- EXERCISE GOAL -
Only the lines from the one with "Emit a component" to the one with "import * as", both included, should be output, without any images.

- INPUT MATERIAL -
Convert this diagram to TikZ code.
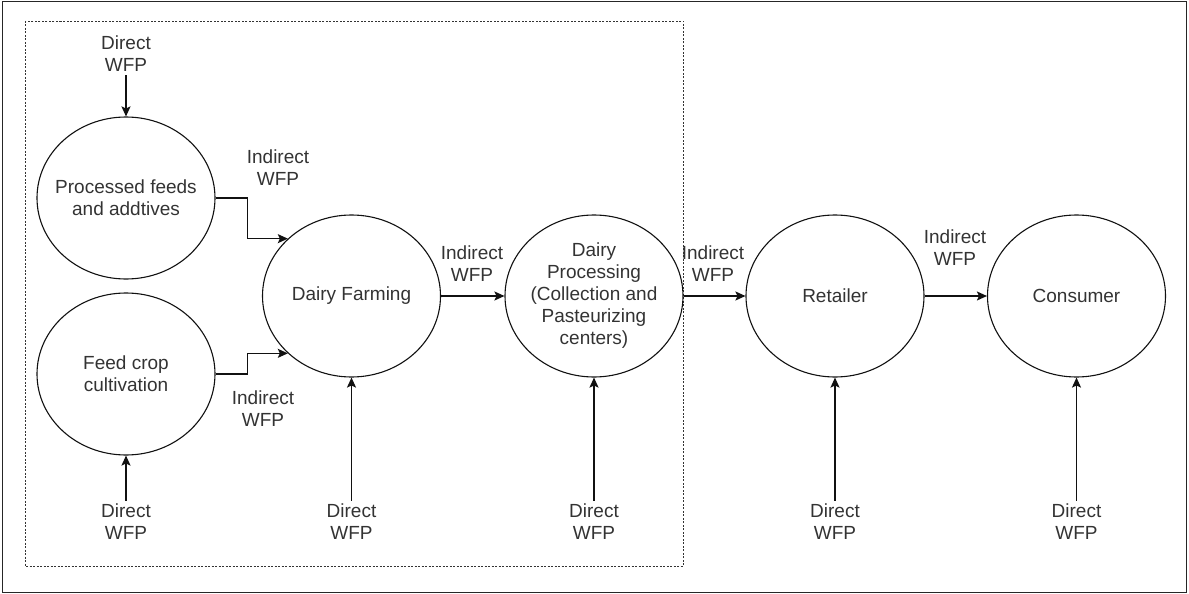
\documentclass[tikz,border=0pt]{standalone}
\usepackage{fontspec}
\setmainfont{Liberation Sans}
\usetikzlibrary{shapes.geometric,arrows.meta}
\definecolor{txt}{HTML}{333333}
\definecolor{ln}{HTML}{111111}
\tikzset{
  circ/.style={ellipse, draw=ln, line width=1.1pt, minimum width=178pt, minimum height=162pt, inner xsep=-30pt, inner ysep=0pt, align=center, text=txt, font=\fontsize{19}{22}\selectfont},
  lbl/.style={inner sep=1pt, align=center, text=txt, font=\fontsize{19}{22}\selectfont},
  arr/.style={draw=ln, line width=1.4pt, -{Stealth[length=10pt,width=9pt,inset=2pt]}},
}
\begin{document}
\begin{tikzpicture}[x=1pt,y=-1pt]
\useasboundingbox (0,0) rectangle (1189,594);
\draw[line width=1.4pt, draw=black!85] (2.5,1.5) rectangle (1186.5,592.5);
\draw[line width=0.8pt, dash pattern=on 2pt off 1.5pt, draw=black!80] (25,21) rectangle (683,566);

\node[circ] (pf) at (126,198) {Processed feeds\\and addtives};
\node[circ] (fc) at (126,374) {Feed crop\\cultivation};
\node[circ] (df) at (351.5,296) {Dairy Farming};
\node[circ] (dp) at (594,296) {Dairy\\Processing\\(Collection and\\Pasteurizing\\centers)};
\node[circ] (rt) at (835,296) {Retailer};
\node[circ] (cs) at (1076.5,296) {Consumer};

\node[lbl] (d1) at (126,54) {Direct\\WFP};
\node[lbl] (d2) at (126,522) {Direct\\WFP};
\node[lbl] (d3) at (351.5,522) {Direct\\WFP};
\node[lbl] (d4) at (594,522) {Direct\\WFP};
\node[lbl] (d5) at (835,522) {Direct\\WFP};
\node[lbl] (d6) at (1076.5,522) {Direct\\WFP};

\node[lbl] (i1) at (278,168) {Indirect\\WFP};
\node[lbl] (i2) at (263,409) {Indirect\\WFP};
\node[lbl] (i3) at (472,264) {Indirect\\WFP};
\node[lbl] (i4) at (713,264) {Indirect\\WFP};
\node[lbl] (i5) at (955,248) {Indirect\\WFP};

\draw[arr] ([yshift=-2pt]d1.south) -- (pf.north);
\draw[arr] ([yshift=2pt]d2.north) -- (fc.south);
\draw[arr] ([yshift=2pt]d3.north) -- (df.south);
\draw[arr] ([yshift=2pt]d4.north) -- (dp.south);
\draw[arr] ([yshift=2pt]d5.north) -- (rt.south);
\draw[arr] ([yshift=2pt]d6.north) -- (cs.south);

\draw[arr] (pf.east) -- ++(32,0) |- (df.138);
\draw[arr] (fc.east) -- ++(32,0) |- (df.222);
\draw[arr] (df.east) -- (dp.west);
\draw[arr] (dp.east) -- (rt.west);
\draw[arr] (rt.east) -- (cs.west);
\end{tikzpicture}
\end{document}
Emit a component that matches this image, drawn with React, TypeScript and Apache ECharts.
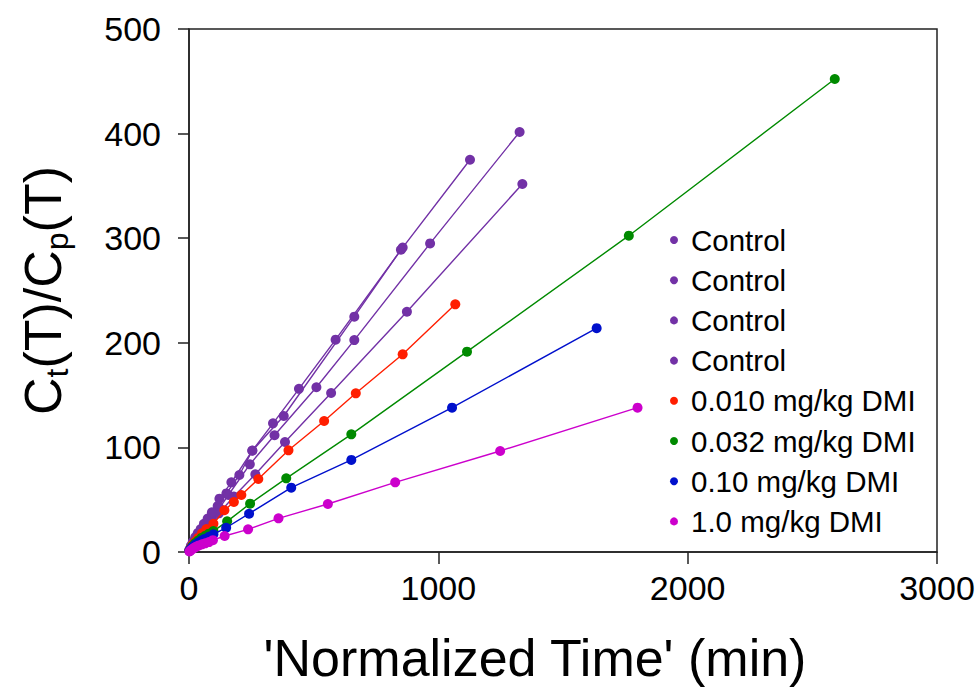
import React, { useEffect, useRef } from "react";
import * as echarts from "echarts";

const legendLabels = [
  "Control",
  "Control",
  "Control",
  "Control",
  "0.010 mg/kg DMI",
  "0.032 mg/kg DMI",
  "0.10 mg/kg DMI",
  "1.0 mg/kg DMI",
];
const seriesColors = ["#7231a6", "#7231a6", "#7231a6", "#7231a6", "#ff1e00", "#008a00", "#0010cc", "#cc00cc"];

const controlAX = [2, 8, 15, 25, 35, 47, 60, 75, 92, 115, 150, 202, 254, 337, 441, 588, 857, 1127];
const controlAY = [2, 5, 8, 12, 16, 20, 25, 30, 36, 44, 56, 73.6, 97, 123, 156, 203, 291, 375];

const controlBX = [2, 8, 15, 25, 35, 47, 60, 75, 92, 122, 158, 244, 343, 511, 663, 967, 1326];
const controlBY = [1.5, 4, 6.5, 10, 13.5, 17, 21.5, 26, 32, 42, 54.5, 83.8, 111.6, 157.5, 202.6, 295, 401.5];

const controlCX = [2, 8, 15, 25, 35, 47, 60, 75, 92, 120, 180, 266, 385, 570, 874, 1337];
const controlCY = [1.5, 3.5, 6, 9, 12, 15.5, 19, 23, 28, 37, 53, 74.3, 105.2, 152, 229.7, 351.8];

const controlDX = [2, 8, 15, 25, 35, 47, 60, 75, 92, 122, 170, 254, 380, 663, 850];
const controlDY = [2.5, 6, 9.5, 14, 18, 22, 27, 32, 38, 51, 66.6, 96.8, 130, 225, 289];

const dmi010X = [2, 8, 15, 25, 37, 52, 70, 98, 142, 180, 210, 278, 399, 542, 669, 857, 1068];
const dmi010Y = [1, 4, 7, 10, 13.5, 17.9, 22, 27, 39.9, 47.8, 54.5, 69.8, 97.2, 125.2, 151.7, 189, 236.8];

const dmi032X = [2, 8, 15, 25, 37, 50, 65, 80, 98, 153, 245, 390, 651, 1115, 1764, 2590];
const dmi032Y = [1, 3.5, 6, 8.5, 11, 13.5, 15.5, 17.5, 20, 29.3, 46.2, 70.4, 112.5, 191.5, 302.4, 452.2];

const dmi10X = [2, 8, 15, 25, 37, 50, 63, 80, 98, 149, 241, 410, 651, 1055, 1635];
const dmi10Y = [1, 3, 5, 7, 9, 11, 12.5, 14.5, 16.9, 23.2, 36.6, 61.5, 88, 138, 214];

const dmi1X = [2, 8, 15, 22, 30, 40, 52, 65, 80, 96, 143, 237, 359, 557, 827, 1248, 1799];
const dmi1Y = [0.5, 1.8, 3, 4.2, 5.2, 6.3, 7.3, 8.3, 9.5, 11.3, 15.3, 21.7, 32.2, 45.9, 66.6, 96.6, 138];

const seriesXs = [controlAX, controlBX, controlCX, controlDX, dmi010X, dmi032X, dmi10X, dmi1X];
const seriesYs = [controlAY, controlBY, controlCY, controlDY, dmi010Y, dmi032Y, dmi10Y, dmi1Y];

const FONT = "'Liberation Sans', Arial, Helvetica, sans-serif";

export default function App() {
  const ref = useRef<HTMLDivElement>(null);
  useEffect(() => {
    if (!ref.current) return;
    const chart = echarts.init(ref.current, undefined, { renderer: "svg" });
    const series = seriesXs.map((xs, i) => ({
      type: "line",
      name: legendLabels[i] + "#" + i,
      data: xs.map((x, j) => [x, seriesYs[i][j]]),
      symbol: "circle",
      symbolSize: 10,
      showSymbol: true,
      lineStyle: { color: seriesColors[i], width: 1.4 },
      itemStyle: { color: seriesColors[i] },
      z: 2 + i,
    }));
    const legendGraphics: any[] = [];
    legendLabels.forEach((label, i) => {
      const y = 240 + i * 40.2;
      legendGraphics.push({
        type: "circle",
        shape: { cx: 674, cy: y, r: 4 },
        style: { fill: seriesColors[i] },
      });
      legendGraphics.push({
        type: "text",
        x: 691,
        y: y,
        style: {
          text: label,
          fontSize: 29.5,
          fontFamily: FONT,
          fill: "#000",
          verticalAlign: "middle",
          align: "left",
        },
      });
    });
    chart.setOption({
      animation: false,
      backgroundColor: "#fff",
      grid: {
        left: 189,
        right: 43,
        top: 29,
        bottom: 136,
        show: true,
        borderColor: "#222",
        borderWidth: 1.5,
        outerBoundsMode: "none",
      },
      xAxis: {
        type: "value",
        min: 0,
        max: 3000,
        interval: 1000,
        name: "'Normalized Time' (min)",
        nameLocation: "middle",
        nameGap: 80,
        nameTextStyle: { fontSize: 52, fontFamily: FONT, color: "#000", padding: [0, 56, 0, 0] },
        axisLine: { show: true, lineStyle: { color: "#222", width: 1.5 } },
        axisTick: { show: true, length: 12, lineStyle: { color: "#222", width: 1.5 } },
        axisLabel: {
          fontSize: 34,
          fontFamily: FONT,
          color: "#000",
          margin: 19,
          formatter: (v: number) => String(v),
        },
        splitLine: { show: false },
      },
      yAxis: {
        type: "value",
        min: 0,
        max: 500,
        interval: 100,
        name: "{m|C}{sub|t}{m|(T)/C}{sub|p}{m|(T)}",
        nameLocation: "middle",
        nameRotate: 90,
        nameGap: 116,
        nameTextStyle: {
          fontSize: 52,
          fontFamily: FONT,
          color: "#000",
          rich: {
            m: { fontSize: 52, fontFamily: FONT, color: "#000", lineHeight: 56, verticalAlign: "top" },
            sub: { fontSize: 32, fontFamily: FONT, color: "#000", verticalAlign: "bottom", lineHeight: 24 },
          },
        },
        axisLine: { show: true, lineStyle: { color: "#222", width: 1.5 } },
        axisTick: { show: true, length: 11, lineStyle: { color: "#222", width: 1.5 } },
        axisLabel: {
          fontSize: 34,
          fontFamily: FONT,
          color: "#000",
          margin: 28,
          formatter: (v: number) => String(v),
        },
        splitLine: { show: false },
      },
      graphic: legendGraphics,
      series,
    });
    return () => chart.dispose();
  }, []);
  return <div ref={ref} style={{ position: "fixed", left: 0, top: 0, width: 980, height: 688 }} />;
}
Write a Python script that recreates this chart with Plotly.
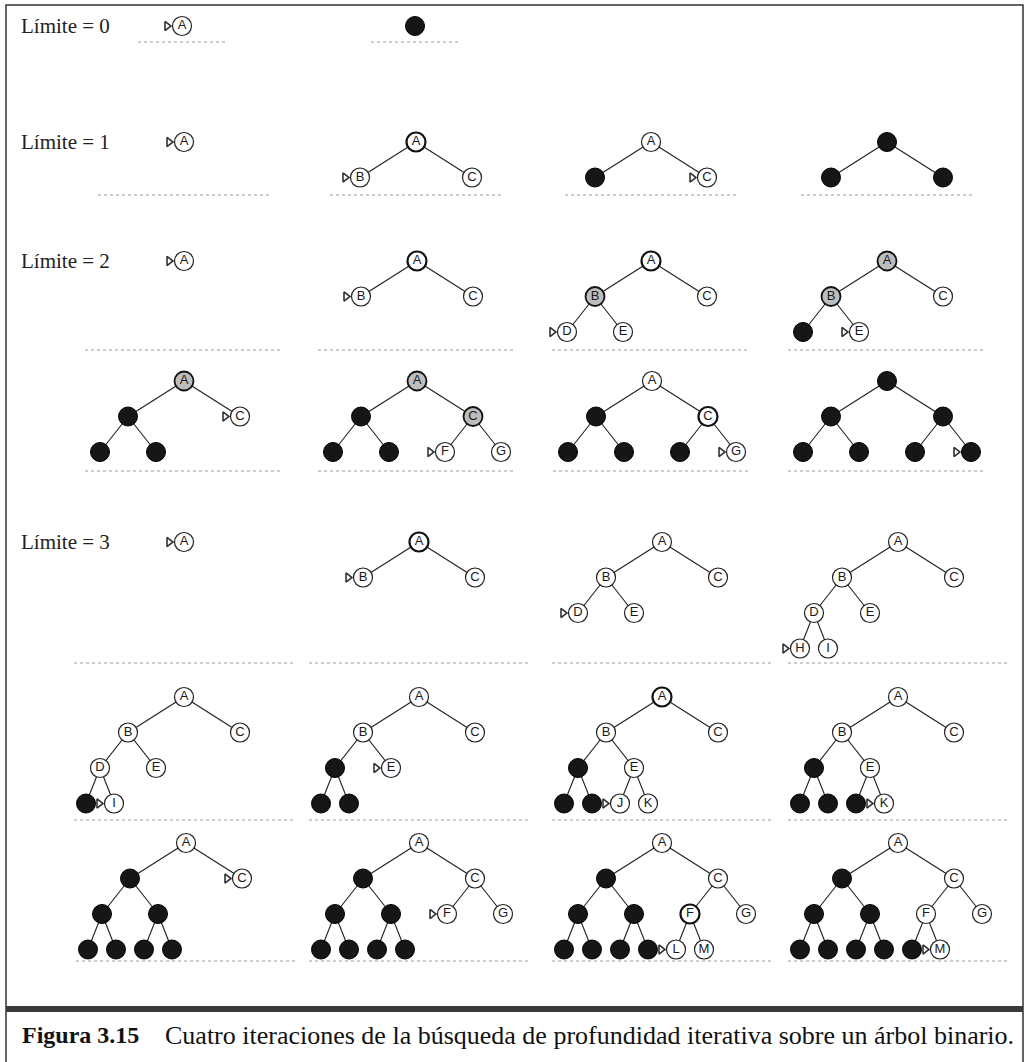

- ANSWER TO THIS TASK -
Emit a component that matches this image, drawn with React, TypeScript and Apache ECharts.
import React, { useEffect, useRef } from "react";
import * as echarts from "echarts";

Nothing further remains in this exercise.